By: Rinat Villeval, Technical Enablement Manager
If you want to solve a problem, defining your terms is essential — and there are few more pressing problems than safeguarding critical assets against cyber-criminals.
With that in mind, let’s take a closer look at how attack vectors and attack paths differ, and why attack path management is the optimal solution for handling the challenges associated with these terms.
Understanding Attack Vectors
An attack vector is a method that cyber-attackers use to compromise a system. Although the terms are sometimes mixed, attack vectors are not to be confused with an attack surface, which is best defined as every possible point where an adversary can attempt to gain entry into your network or system.
Malware, ransomware or phishing are all examples of common attack vectors. While cloud attack vectors can be used to target a security gap within your network or system, vectors can also be leveraged to exploit human error.
Some of the human errors that help create attack vectors include:
- Having weak credentials
- Using suboptimal encryption
- Failing to address misconfigurations
- Allowing access to sensitive information via privilege escalation
Adversaries will often take advantage of multiple vectors when conducting an attack. It’s also important to know that attack vectors may exist even when they appear to be mitigated. For example, creating an extremely strong password won’t help much if you don’t realize that password is available on the dark web, just waiting for an attacker to use it against you.
Attack Path vs. Attack Vector — What’s the Difference?
While they sound similar and share some overlap, attack paths and attack vectors are not the same thing. An attack path is a visualization of the chain of events that occurs when attack vectors are exploited. In this sense, an attack vector acts as a doorway, while an attack path is a map that shows how an adversary entered the door and where that adversary went.

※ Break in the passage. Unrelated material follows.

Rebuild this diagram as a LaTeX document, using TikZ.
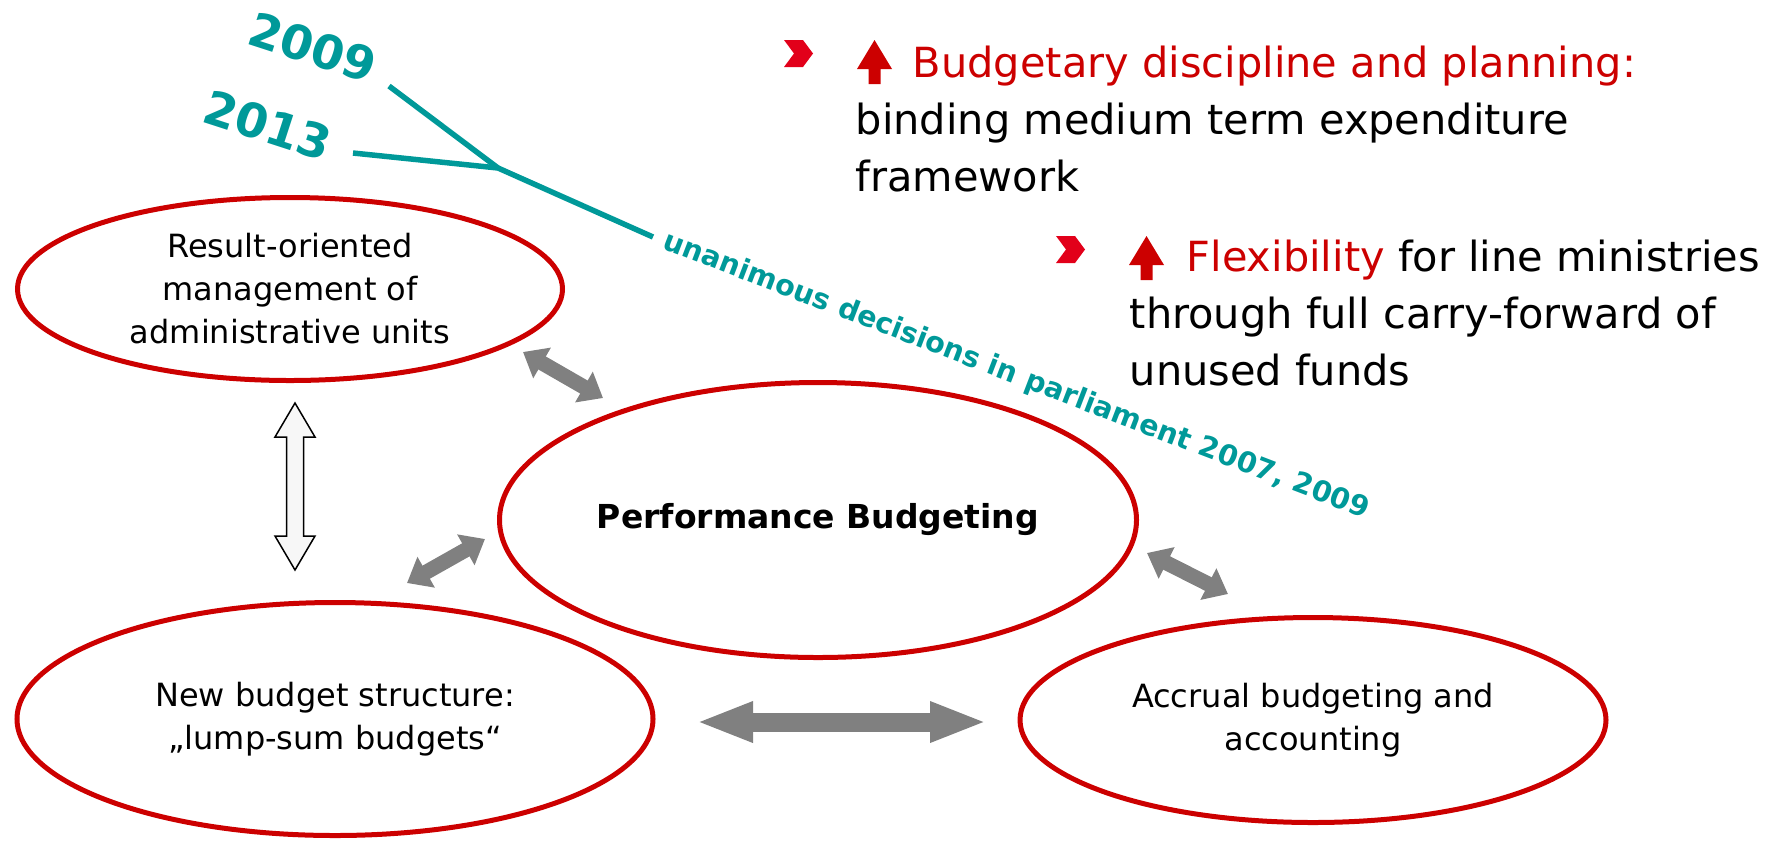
\documentclass[tikz,border=0pt]{standalone}
\usepackage{fontspec}
\setmainfont{DejaVu Sans}
\usetikzlibrary{shapes.geometric,arrows.meta}
\definecolor{pbred}{HTML}{CC0000}
\definecolor{pbchev}{HTML}{E2001A}
\definecolor{pbteal}{HTML}{009999}
\definecolor{pbgray}{HTML}{808080}
\definecolor{pbpale}{HTML}{F7F7F7}
\tikzset{every picture/.style={line width=0.75pt}}
\tikzset{
  goal/.style={ellipse, draw=pbred, line width=2.5pt, inner sep=0pt, align=center, font=\fontsize{16}{21.5}\selectfont},
  fatlink/.style={draw=pbgray, line width=7.5pt, {Triangle[length=11pt,width=17pt]}-{Triangle[length=11pt,width=17pt]}},
  widelink/.style={draw=pbgray, line width=9.5pt, {Triangle[length=28.5pt,width=18.5pt]}-{Triangle[length=28.5pt,width=18.5pt]}},
  yeartag/.style={text=pbteal, inner sep=0pt, rotate=-18, font=\bfseries\fontsize{23.5}{28}\selectfont},
  bullettext/.style={anchor=north west, inner sep=0pt, align=left, font=\fontsize{20.75}{28.5}\selectfont},
}
\begin{document}
\begin{tikzpicture}[x=0.5pt,y=0.5pt,yscale=-1,xscale=1]
\useasboundingbox (0,0) rectangle (1776,842);

% Ellipses
\node (res) [goal, minimum width=272.5pt, minimum height=91.5pt] at (290,289) {Result-oriented\\management of\\administrative units};
\node (perf) [goal, minimum width=318.5pt, minimum height=137.5pt, font=\bfseries\fontsize{16.5}{20}\selectfont] at (818,520) {Performance Budgeting};
\node (lump) [goal, minimum width=318pt, minimum height=116.5pt] at (335,719) {New budget structure:\\„lump-sum budgets“};
\node (accr) [goal, minimum width=293pt, minimum height=102.5pt] at (1313,720) {Accrual budgeting and\\accounting};

%Straight Lines
\coordinate (fork) at (498,168);
\coordinate (end09) at (389,86);
\coordinate (end13) at (353,153);
\coordinate (tail) at (653,237);
\draw [pbteal, line width=2.75pt] (end09) -- (fork);
\draw [pbteal, line width=2.75pt] (end13) -- (fork) -- (tail);

% Text Node
\node (y09) [yeartag] at (313,47) {2009};
\node (y13) [yeartag] at (268,125) {2013};
\node (vote) [text=pbteal, inner sep=0pt, rotate=-21, font=\bfseries\fontsize{14.3}{17}\selectfont] at (1016,376) {unanimous decisions in parliament 2007, 2009};

%Left Right Arrows
\coordinate (a1) at (523,352);
\coordinate (b1) at (603,398);
\coordinate (a2) at (407,583);
\coordinate (b2) at (485,539);
\coordinate (a3) at (1147,553);
\coordinate (b3) at (1228,594);
\coordinate (a4) at (696,722);
\coordinate (b4) at (987,722);
\draw [fatlink] (a1) -- (b1);
\draw [fatlink] (a2) -- (b2);
\draw [fatlink] (a3) -- (b3);
\draw [widelink] (a4) -- (b4);

%Up Down Arrow
\draw [fill=pbpale, line width=0.75pt] (295,403) -- (315,437) -- (303.5,437) -- (303.5,536) -- (315,536) -- (295,570) -- (275,536) -- (286.5,536) -- (286.5,437) -- (275,437) -- cycle;

%Chevrons
\fill [pbchev] (784,40) -- (803,40) -- (813,53.5) -- (803,67) -- (784,67) -- (794,53.5) -- cycle;
\fill [pbchev] (1056,236) -- (1075,236) -- (1085,249.5) -- (1075,263) -- (1056,263) -- (1066,249.5) -- cycle;

%Up Arrows
\fill [pbred] (874.5,40) -- (892,69) -- (880.5,69) -- (880.5,84) -- (868.5,84) -- (868.5,69) -- (857,69) -- cycle;
\fill [pbred] (1146.5,236) -- (1164,265) -- (1152.5,265) -- (1152.5,280) -- (1140.5,280) -- (1140.5,265) -- (1129,265) -- cycle;

% Text Node
\node (disc) [bullettext] at (855,45.5) {\hspace*{28.5pt}\textcolor{pbred}{Budgetary discipline and planning:}\\binding medium term expenditure\\framework};
\node (flex) [bullettext] at (1129,239.5) {\hspace*{28.5pt}\textcolor{pbred}{Flexibility} for line ministries\\through full carry-forward of\\unused funds};

\end{tikzpicture}
\end{document}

By visualizing attack paths, it becomes possible to understand where vulnerabilities exist and the precise steps an attacker can take to exploit those gaps, travel through the environment, and ultimately compromise critical assets.
A simple example of how attack vectors and paths are aligned would be something like this: An adversary gains an entry point into a system by exploiting a weak password. Once they gain initial foothold they will try to harvest credentials (another vector); once inside, the adversary begins moving through the system by exploiting access privileges and network access, eventually moving towards a critical asset, which is then exfiltrated. The attack path is the visual representation of the combination of all of the exploited attack vectors – in this case privilege escalation and poor IT hygiene.
One of the most frightening things about this scenario is how utterly routine it is. Perhaps even more alarming is the fact that many such attacks go undetected for weeks or even months, giving the attacker time to target critical assets and escape without notice.
Fortunately, there is a way to help ensure such nightmare scenarios do not occur: Attack path management.
How Attack Path Management Helps Protect Your Most Valuable Assets
Attack path management helps organizations reduce cyber-attack threats through tools featuring attack path analysis — or the modeling of vectors or methods adversaries could employ to compromise a network and steal assets. Using attack path mapping to shine a light on exposures is one of the strongest weapons defenders have in their arsenal, as it illustrates not only where you are vulnerable, but how those exposures could be exploited and the overall level of risk.
Organizations have historically struggled to manage their attack paths because they have lacked the appropriate tools for managing them. XM Cyber technology solves this long standing problem by helping organizations visualize all possible attack paths across their entire attack surface and mitigate these risks through guided remediation.
Modern computing environments are complex and dynamic. This creates continual changes to permissions and applications and has the potential to create new and hidden vulnerabilities. In other words, the connections and behaviors that form attack paths are always in flux. As mentioned above, human error also remains a constant companion.
This combination of factors makes continuous mapping of attack paths an imperative. Without ongoing visibility into how attack paths develop and change, you cannot effectively defend yourself.
XM Cyber’s approach to attack path management provides this visibility, helping organizations understand where they are exposed and how those exposures could be exploited to jeopardize their most critical assets. Our advanced, automated attack simulation identifies choke points — the individual systems many attack paths traverse through. Defenders can identify how exploits can be leveraged to target critical assets.
By resolving the choke points, attackers lose the ability to exploit the most high-risk exposures and critical assets are protected — and defenders can sleep easier at night.
Understanding attack paths and attack vectors — and how the smart practice of attack path management can minimize risk — should be a key priority for defenders.
We can’t defend effectively against what we can’t see, which means that visualization of attack paths, and the risk they present to business-critical assets, is one of the best tools we have to protect our most valuable assets.